Selon Funk, l’accessibilité de l’IA générative peut freiner la confiance envers les faits véritables. La normalisation des contenus générés par IA permet aux acteurs politiques de douter de la fiabilité des informations. Ce phénomène est baptisé « dividende du menteur ». Selon celui-ci, la méfiance envers la fabrication stimule le scepticisme des personnes à l’égard des informations véridique. C’est principalement le cas en temps de crise ou de conflit politique, périodes propices aux fausses informations.

Chatbots et censure sur Internet

Les régimes autoritaires ont recours à l’IA pour répandre davantage la censure et pour améliorer son efficacité.

Selon les chercheurs de l’association, 22 pays ont promulgué des lois poussant les plateformes à supprimer les contenus en ligne défavorables via l’apprentissage automatique. Par exemple, les chatbots chinois sont programmés pour ne pas fournir d’informations en ce qui concerne les evenements de la place Tiananmen.

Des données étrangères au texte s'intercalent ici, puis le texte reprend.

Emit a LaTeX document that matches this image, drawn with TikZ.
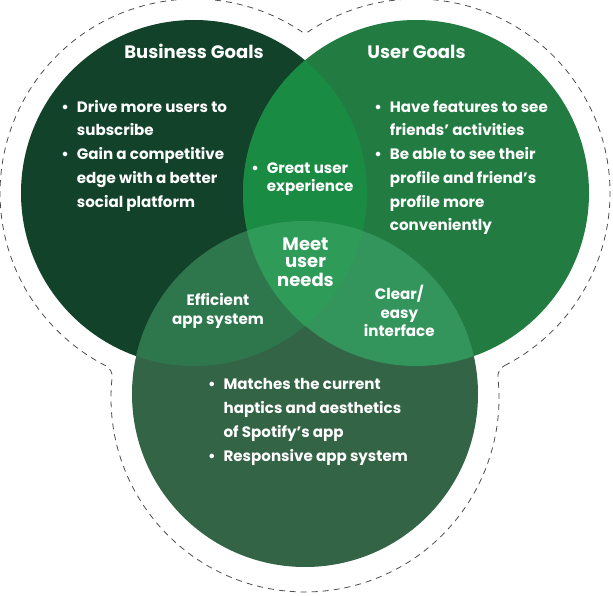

En Inde, les responsables du gouvernement ont obligé YouTube et Twitter à limiter le visionnage du documentaire sur la violence ayant eu lieu durant le mandat du Premier ministre Narendra Modi en tant que le ministre en chef de l’Etat du Gujarat.

L’approfondissement de la censure dans le monde est signitificatif. En témoigne le record de 41 gouvernements ayant bloqué les sites internet de discours politiques mais également de contenus sociaux et religieux.

Dans le classement de Freedom House, l’Iran a dégringolé en raison de la fermeture d’Internet, du blocage de WhatsApp et d’Instagram. Ce pays a également renforcé la surveillance en ligne suite aux manifestations antigouvernementales de l’automne 2022.  Enfin, la censure internet est la plus restrictive en Chine (9ème année consécutive) et au Myanmar.